Public Service Industries and Democratic Administration

Lin, notes, at some point in the interview, “The interrelationships between people in compound systems—combining small, big and, large subsystems—are important. These days we will increasingly need to pay attention to large-scale systems, which link the global to the local and vice versa. Think about the Rhine, the Mekong or the Mississippi.” The spontaneous references to water are no coincidence in light of her early and more recent interest in global environmental policy issues. But it is important to note that there was a period in her career—in 1965, when she was defending her dissertation—when she told her graduate students, most notable among them Roger Parks, that she wanted “to study and research any policy area, but not water!” The graduate seminar in Bloomington, where she had arrived with Vincent after completing her dissertation, was on “how to measure public goods” and was inspired by the work of Herbert Simon: “We read Herb Simon in class, particularly his early books and articles on government, administration, and the public good.” Looking for a field of application, water having been excluded by the young PhD graduate, who was ready for a different subject, they chose the police. This was to determine her research agenda for the next 15 years. But it also laid the foundation to return refreshed, confidently and analytically well equipped to the subject of water and various other common pool resources some 20 years later.
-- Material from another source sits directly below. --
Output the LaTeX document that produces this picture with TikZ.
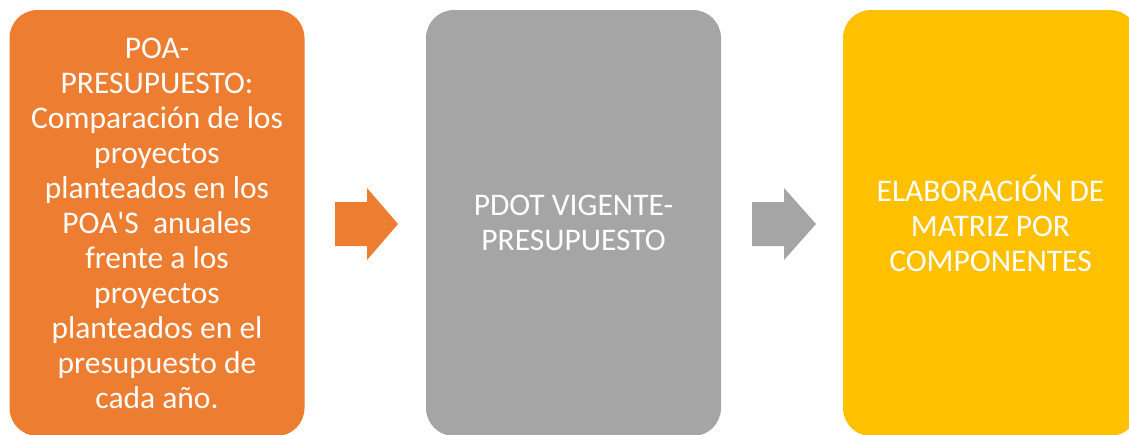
\documentclass[tikz,border=0pt]{standalone}
\usepackage{fontspec}
\setmainfont{Carlito}[Ligatures=TeXOff]
\definecolor{boxorange}{HTML}{ED7D31}
\definecolor{boxgray}{HTML}{A5A5A5}
\definecolor{boxyellow}{HTML}{FFC000}
\begin{document}
\begin{tikzpicture}[x=1pt,y=-1pt,
  panel/.style={rectangle, rounded corners=28pt, minimum width=295pt, minimum height=426pt,
    inner sep=0pt, text=white, align=center,
    font=\fontsize{31.5pt}{35pt}\selectfont},
  blockarrow/.style={draw=none}]
\useasboundingbox (0,0) rectangle (1129,434);
\node[panel, fill=boxorange] (a) at (157,223) {POA-\\PRESUPUESTO:\\Comparación de los\\proyectos\\planteados en los\\POA'S~~anuales\\frente a los\\proyectos\\planteados en el\\presupuesto de\\cada año.};
\node[panel, fill=boxgray] (b) at (573.5,223) {PDOT VIGENTE-\\PRESUPUESTO};
\node[panel, fill=boxyellow] (c) at (990.5,223) {ELABORACIÓN DE\\MATRIZ POR\\COMPONENTES};
\fill[boxorange] (335,202) -- (367,202) -- (367,188) -- (398,224) -- (367,260) -- (367,246) -- (335,246) -- cycle;
\fill[boxgray] (752,202) -- (784,202) -- (784,188) -- (816,224) -- (784,260) -- (784,246) -- (752,246) -- cycle;
\end{tikzpicture}
\end{document}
In the PSI framework, government and its delivery structures consisted of an interdependent, market-like network of users, providers, and producers of public goods and services, large parts of which were critically dependent for their successful performance on the coproduction and cogovernance of citizens, neighborhoods, and societal organizations, as well as on governments among themselves. Although these concepts are commonly used today, they opened a completely new perspective on government service delivery in the early 1970s and 1980s (Parks et al. 1981). “Such a system may have large numbers of autonomous units of government with substantial degrees of overlap among multiple levels of government. Many private enterprises and voluntary associations may function as integral parts of such a public service economy. Substantial separation of powers within each unit of government may exist in which all decision-makers are constrained by enforceable legal or constitutional limits upon their authority. Each citizen participates in multiple consumption units organized around diverse communities of interest through overlapping levels of government and served by an array of different public and private production units supplying any particular bundle of public goods and services. Each citizen, in such circumstances, is served not by ‘the’ government, but by a variety of different public service industries” (Ostrom and Ostrom 1977, 10).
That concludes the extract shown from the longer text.